In the summer of 2006 I embarked on a series of adventures. I was single not ready for a full time relationship. I wanted to explore what was out there. But I always knew that for me to do this it had to be during this period when I was free and single. I met my partner (we were what he called kindred perverts because we both wanted to explore but preferred to do this together with someone we trusted).
It began with him telling me that he was being chatted up by another man. So we became a couple to have fun with others. We had MMF, MFF and a foursome then a 6 some. But after 6 months it came to an end. It was fun and I discovered that I wasn't as vanilla as I had always thought. But then came the time when I craved that special 121 relationship. this signalled the time for me to stop playing around. For all my adventures and yes there were married men I knew that if I was in a relationship it had to be a monogomous one.

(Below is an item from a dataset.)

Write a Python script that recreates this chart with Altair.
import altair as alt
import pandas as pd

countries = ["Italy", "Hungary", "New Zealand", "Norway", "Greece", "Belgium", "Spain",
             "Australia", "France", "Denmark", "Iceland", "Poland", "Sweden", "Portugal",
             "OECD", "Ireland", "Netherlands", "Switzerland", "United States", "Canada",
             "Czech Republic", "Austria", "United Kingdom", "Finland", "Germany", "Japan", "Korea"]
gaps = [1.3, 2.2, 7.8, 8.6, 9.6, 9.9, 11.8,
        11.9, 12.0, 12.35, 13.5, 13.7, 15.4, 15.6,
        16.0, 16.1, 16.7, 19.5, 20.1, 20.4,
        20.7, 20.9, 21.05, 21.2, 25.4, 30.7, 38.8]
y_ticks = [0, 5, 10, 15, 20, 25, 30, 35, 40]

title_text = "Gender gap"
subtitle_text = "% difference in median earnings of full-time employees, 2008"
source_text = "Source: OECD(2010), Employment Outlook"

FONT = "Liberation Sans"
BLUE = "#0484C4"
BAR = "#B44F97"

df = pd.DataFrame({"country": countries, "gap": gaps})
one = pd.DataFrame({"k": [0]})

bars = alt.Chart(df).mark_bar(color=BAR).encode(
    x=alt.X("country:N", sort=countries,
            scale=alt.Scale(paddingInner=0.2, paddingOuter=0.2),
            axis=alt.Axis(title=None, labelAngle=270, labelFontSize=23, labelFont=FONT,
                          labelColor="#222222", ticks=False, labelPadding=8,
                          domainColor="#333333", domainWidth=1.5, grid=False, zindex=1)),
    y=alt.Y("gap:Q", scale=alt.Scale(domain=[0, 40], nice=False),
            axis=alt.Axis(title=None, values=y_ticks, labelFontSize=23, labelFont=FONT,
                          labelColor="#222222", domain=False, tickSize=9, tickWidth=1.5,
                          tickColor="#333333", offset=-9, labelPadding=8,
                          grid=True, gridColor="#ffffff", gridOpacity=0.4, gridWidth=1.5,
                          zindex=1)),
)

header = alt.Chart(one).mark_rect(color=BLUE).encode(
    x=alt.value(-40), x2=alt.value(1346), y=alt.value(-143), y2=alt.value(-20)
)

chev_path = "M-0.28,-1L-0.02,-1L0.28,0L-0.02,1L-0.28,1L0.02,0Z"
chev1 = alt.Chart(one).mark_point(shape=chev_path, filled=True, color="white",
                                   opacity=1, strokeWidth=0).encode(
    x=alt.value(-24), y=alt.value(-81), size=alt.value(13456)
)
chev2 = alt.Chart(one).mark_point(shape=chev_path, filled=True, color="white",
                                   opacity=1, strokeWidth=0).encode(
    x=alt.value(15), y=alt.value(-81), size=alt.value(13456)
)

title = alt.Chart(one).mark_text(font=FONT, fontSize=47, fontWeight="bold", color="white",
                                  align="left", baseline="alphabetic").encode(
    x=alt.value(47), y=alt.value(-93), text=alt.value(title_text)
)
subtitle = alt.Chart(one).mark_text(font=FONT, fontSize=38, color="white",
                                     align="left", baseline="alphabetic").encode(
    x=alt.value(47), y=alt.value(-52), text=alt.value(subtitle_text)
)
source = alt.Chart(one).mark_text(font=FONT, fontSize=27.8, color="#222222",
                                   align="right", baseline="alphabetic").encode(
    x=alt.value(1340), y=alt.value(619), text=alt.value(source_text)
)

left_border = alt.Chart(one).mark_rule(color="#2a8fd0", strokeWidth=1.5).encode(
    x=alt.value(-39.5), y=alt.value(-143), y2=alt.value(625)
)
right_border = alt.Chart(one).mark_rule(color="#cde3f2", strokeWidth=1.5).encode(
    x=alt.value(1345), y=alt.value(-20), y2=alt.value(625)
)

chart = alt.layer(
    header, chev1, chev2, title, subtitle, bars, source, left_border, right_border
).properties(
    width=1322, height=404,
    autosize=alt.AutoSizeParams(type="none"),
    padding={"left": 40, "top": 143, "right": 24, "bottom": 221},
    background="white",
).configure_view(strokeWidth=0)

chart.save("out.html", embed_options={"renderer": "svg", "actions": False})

I want to love just one man and have him love me. I don't want others in our relationship.

If you want to have the same kind of adventures as I had go for it, it will be fun, you will discover a lot about yourself. Just one thing it would help if you found yourself a partner as many couples don't want single men.

Deb said...

I assume I am the Deb who is supposed to be rolling her eyes while I read this. You don't know dick, Mr. Fuller! The only thing that surprises me about your idea of a threesome is that you would consider two men and one woman. Not many men would I don't think.

As for me, I would love to have more adventurous sex but am married to a man who is deeply unadventurous, downright twitchy in fact when it comes to talking about adventure even.

But I still prefer sex in a relationship. Sex is such an intimate act, it leaves you completely vulnerable and for that, I need to feel safe and cared for.